------ DATA SHOWN

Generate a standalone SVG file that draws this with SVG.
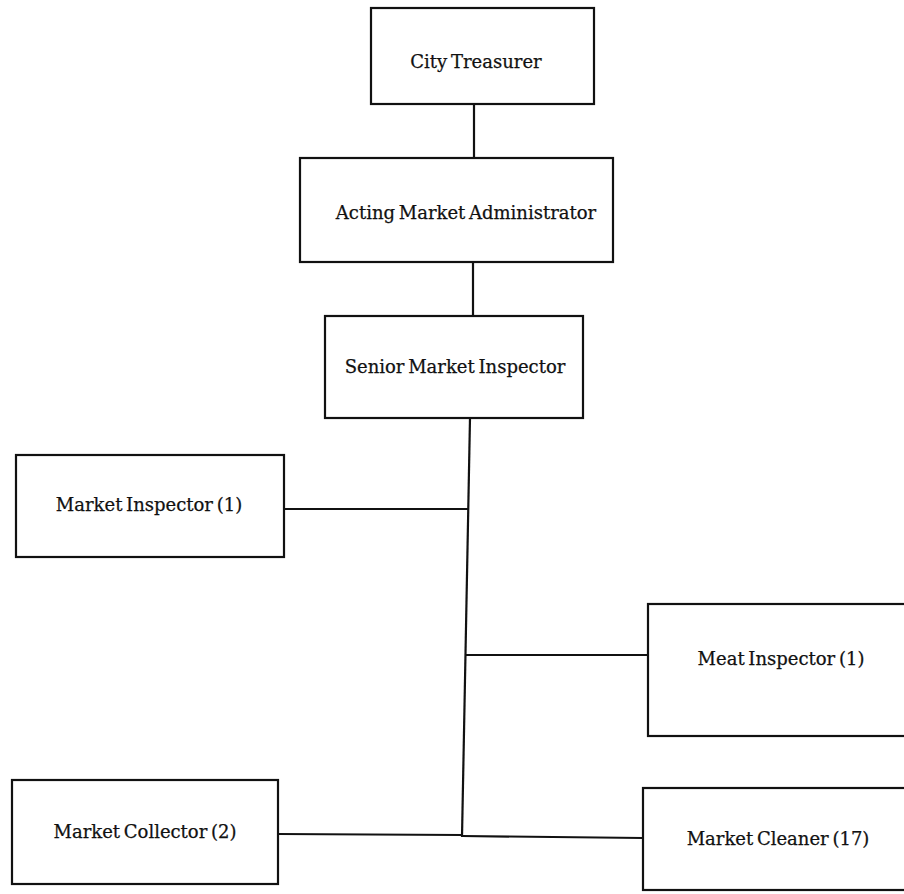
<svg xmlns="http://www.w3.org/2000/svg" width="904" height="894" viewBox="0 0 904 894">
<style>
.box{fill:#fff;stroke:#111;stroke-width:2.2}
.lbl{font-family:"DejaVu Serif","Liberation Serif",serif;font-size:18px;fill:#111;stroke:#111;stroke-width:0.25;text-anchor:middle;word-spacing:-2px}
.con{stroke:#111;stroke-width:2.2;fill:none}
</style>
<rect width="904" height="894" fill="#fff"/>
<g id="connectors">
<line class="con" x1="474" y1="104" x2="474" y2="158"/>
<line class="con" x1="473" y1="262" x2="473" y2="316"/>
<line class="con" x1="470" y1="418" x2="462" y2="837"/>
<line class="con" x1="284" y1="509" x2="469" y2="509"/>
<line class="con" x1="466" y1="655" x2="648" y2="655"/>
<line class="con" x1="278" y1="834" x2="462" y2="835"/>
<line class="con" x1="462" y1="836" x2="643" y2="838"/>
</g>
<g id="city-treasurer">
<rect class="box" x="371" y="8" width="223" height="96"/>
<text class="lbl" x="476" y="68">City Treasurer</text>
</g>
<g id="acting-market-administrator">
<rect class="box" x="300" y="158" width="313" height="104"/>
<text class="lbl" x="466" y="219">Acting Market Administrator</text>
</g>
<g id="senior-market-inspector">
<rect class="box" x="325" y="316" width="258" height="102"/>
<text class="lbl" x="455" y="373">Senior Market Inspector</text>
</g>
<g id="market-inspector">
<rect class="box" x="16" y="455" width="268" height="102"/>
<text class="lbl" x="149" y="511">Market Inspector (1)</text>
</g>
<g id="meat-inspector">
<rect class="box" x="648" y="604" width="262" height="132"/>
<text class="lbl" x="781" y="665">Meat Inspector (1)</text>
</g>
<g id="market-collector">
<rect class="box" x="12" y="780" width="266" height="104"/>
<text class="lbl" x="145" y="838">Market Collector (2)</text>
</g>
<g id="market-cleaner">
<rect class="box" x="643" y="788" width="267" height="102"/>
<text class="lbl" x="778" y="845">Market Cleaner (17)</text>
</g>
</svg>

------------

■ TASK ■
Reproduce the material in full, word for word, and omit the pictures.

■ TASK ANSWER ■
Generate a standalone SVG file that draws this with SVG.
<svg xmlns="http://www.w3.org/2000/svg" width="904" height="894" viewBox="0 0 904 894">
<style>
.box{fill:#fff;stroke:#111;stroke-width:2.2}
.lbl{font-family:"DejaVu Serif","Liberation Serif",serif;font-size:18px;fill:#111;stroke:#111;stroke-width:0.25;text-anchor:middle;word-spacing:-2px}
.con{stroke:#111;stroke-width:2.2;fill:none}
</style>
<rect width="904" height="894" fill="#fff"/>
<g id="connectors">
<line class="con" x1="474" y1="104" x2="474" y2="158"/>
<line class="con" x1="473" y1="262" x2="473" y2="316"/>
<line class="con" x1="470" y1="418" x2="462" y2="837"/>
<line class="con" x1="284" y1="509" x2="469" y2="509"/>
<line class="con" x1="466" y1="655" x2="648" y2="655"/>
<line class="con" x1="278" y1="834" x2="462" y2="835"/>
<line class="con" x1="462" y1="836" x2="643" y2="838"/>
</g>
<g id="city-treasurer">
<rect class="box" x="371" y="8" width="223" height="96"/>
<text class="lbl" x="476" y="68">City Treasurer</text>
</g>
<g id="acting-market-administrator">
<rect class="box" x="300" y="158" width="313" height="104"/>
<text class="lbl" x="466" y="219">Acting Market Administrator</text>
</g>
<g id="senior-market-inspector">
<rect class="box" x="325" y="316" width="258" height="102"/>
<text class="lbl" x="455" y="373">Senior Market Inspector</text>
</g>
<g id="market-inspector">
<rect class="box" x="16" y="455" width="268" height="102"/>
<text class="lbl" x="149" y="511">Market Inspector (1)</text>
</g>
<g id="meat-inspector">
<rect class="box" x="648" y="604" width="262" height="132"/>
<text class="lbl" x="781" y="665">Meat Inspector (1)</text>
</g>
<g id="market-collector">
<rect class="box" x="12" y="780" width="266" height="104"/>
<text class="lbl" x="145" y="838">Market Collector (2)</text>
</g>
<g id="market-cleaner">
<rect class="box" x="643" y="788" width="267" height="102"/>
<text class="lbl" x="778" y="845">Market Cleaner (17)</text>
</g>
</svg>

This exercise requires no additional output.